Silverlake Axis down 24%, suspended, after damning report (3)

Silverlake Axis has responded, one snippet:


"the Board has decided not to dignify the Report by preparing its own point-by-point rebuttal".


That is very unfortunate, and I doubt it is in the best interest of the Company's loyal minority shareholders. A point-by-point rebuttal might have given the much needed clarity regarding the issues at hand. I find the reasoning not to give this rebuttal rather weak.

The Board also did not come with a plan to improve its corporate governance in general, particularly the transparency.

The only plus point is:


"the Company will be engaging Deloitte Singapore, as an independent third party, to undertake an independent review of the allegations concerning the related party transactions entered into between the Company and the Silverlake Private Entities and the associated profit margins as referred to in the Report and to provide its findings and conclusions as to their veracity, which the Company will publish in due course."


But this might take a while. Also, Deloitte will not address the other issues raised.

An article in The Star offered a remarkable sentence:


"Goh pointed out that the lines of responsibility are clear within the company as the board has control over its running while he concentrates on research."


The running of the company is the responsibility of the executive directors, in this case the CEO and Goh himself. The other members of the board are non-executives, surely they are not responsible for the running of the company, they will lean more towards strategy and oversight. It almost sounds like Goh (Founder, Chairman and majority shareholder) doesn't feel responsible for the issues, rather concentrating himself on research. Strange, since the huge network of related companies are owned and founded by him.

With the share price almost half of the price a few months ago, I would have thought that a much stronger reaction was needed, especially directed to the more concrete allegations in the 42-page article.

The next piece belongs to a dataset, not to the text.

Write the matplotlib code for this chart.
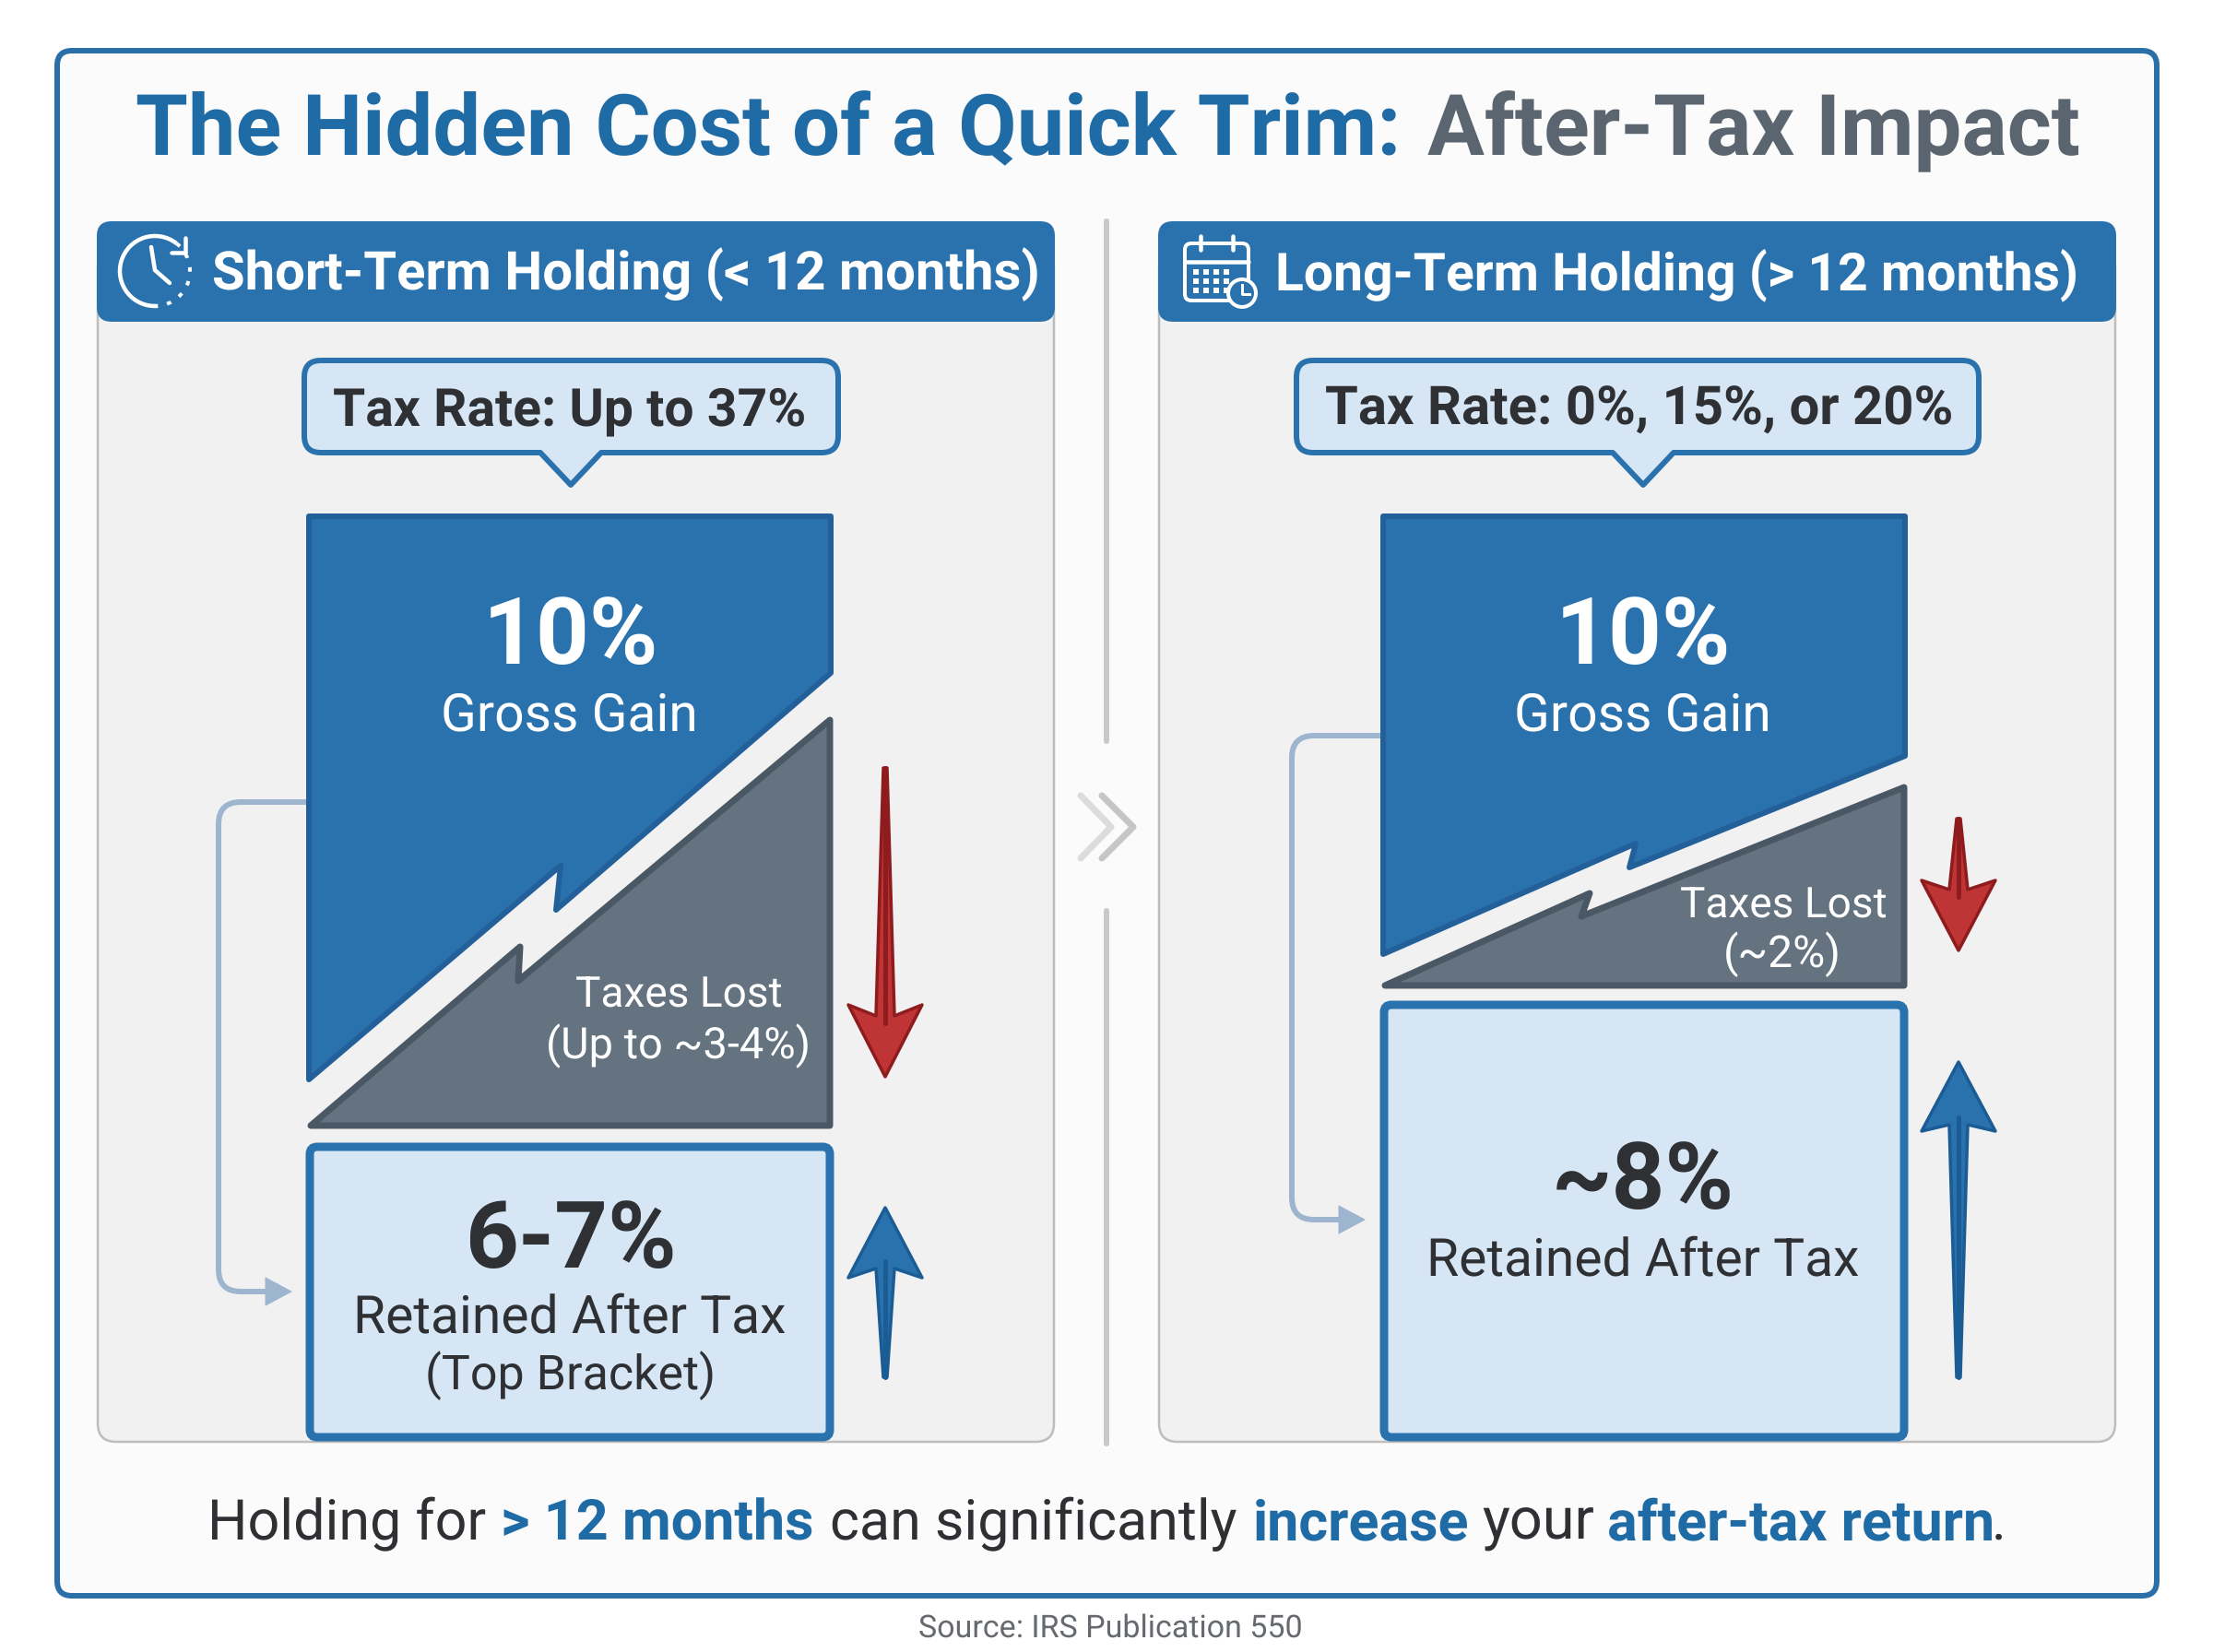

I still struggle with the high reported revenue per employee. For instance here there are many discussions about hiring and working for Silverlake. Reading through dozens and dozens of postings I do not get the impression that Silverlake is hiring the best of the best (for instance only from top universities), has rigorous interviews and pressures their employees, enabling the company to bill top dollars. This was one of the issues raised by the short seller report.

As interested observer, I guess we need time to see how things will pan out in the future.